The answer to such contention depends upon the interpretation to be given the word "convicted" in Welfare and Institutions Code section 5501(a) which provides that "when a person is convicted of a criminal offense, the trial judge ... may adjourn the proceeding or suspend the sentence, as the case may be, and may certify the person for hearing and examination ... by the superior court ... to determine whether the person is a sexual psychopath. ..."  The meaning of the term "convicted" is definitely fixed. It does not necessarily mean a final determination of guilt after an appeal has been taken. It does not mean the judgment based upon the verdict. It is the verdict itself. It is the ascertainment of guilt by the trial court. (People v. Clapp, 67 Cal. App. 2d 197, 200 [153 P.2d 758].)  Accordingly, in the absence of an expression of a contrary legislative intent, it must necessarily follow that immediately upon the trial court's determination of guilt the superior court had jurisdiction to proceed with the sexual psychopath hearing upon certification by the municipal court.

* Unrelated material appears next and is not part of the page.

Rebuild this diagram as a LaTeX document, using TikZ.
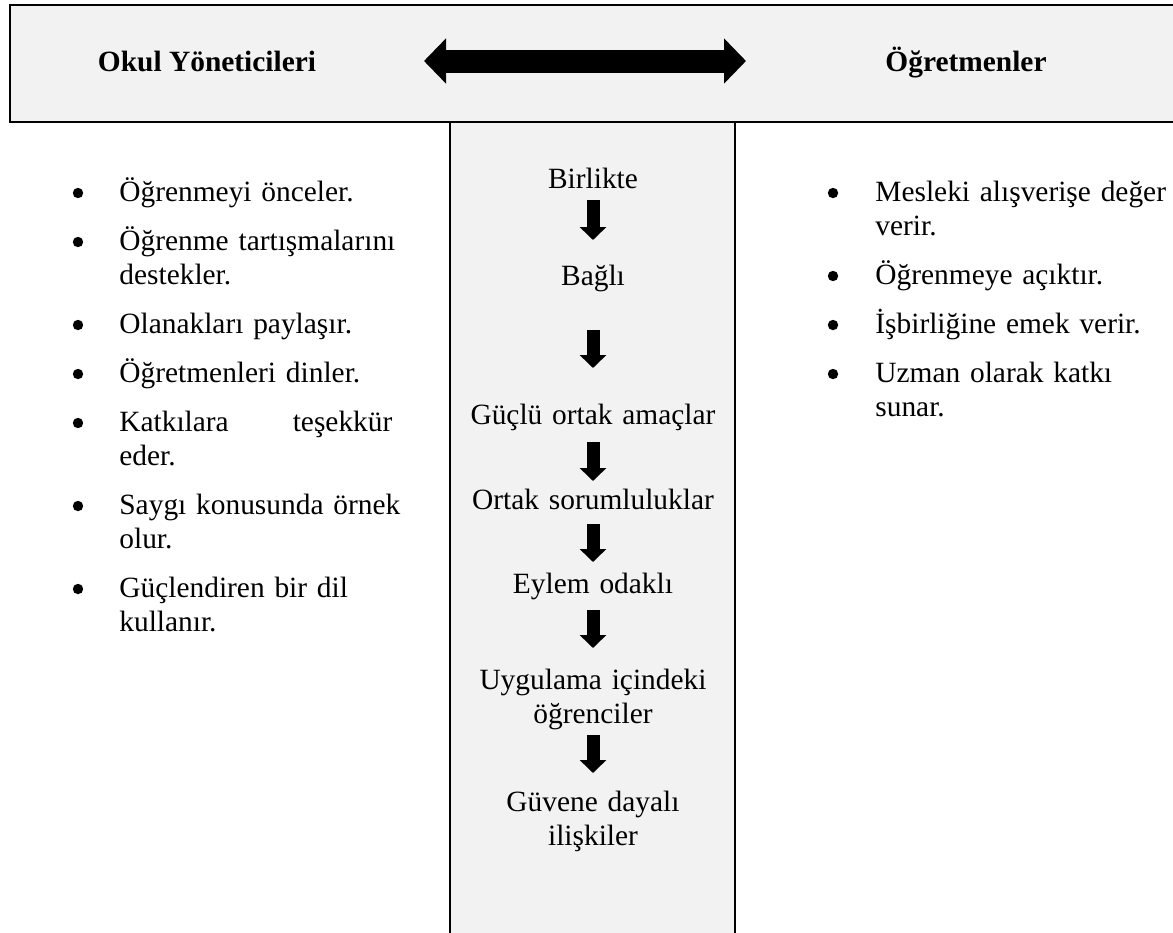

 It may not be amiss to observe that notwithstanding such jurisdiction in the superior court, it has the discretion in a proper case to continue a sex psychopath proceeding until the appeal from the municipal court has become final.
It is ordered that the writ be and is discharged and the petitioner is remanded to the custody of the sheriff.
McComb, J., concurred.
FN 1. Penal Code, section 1268. "Admission to bail is the order of a competent court or magistrate that the defendant be discharged from actual custody upon bail."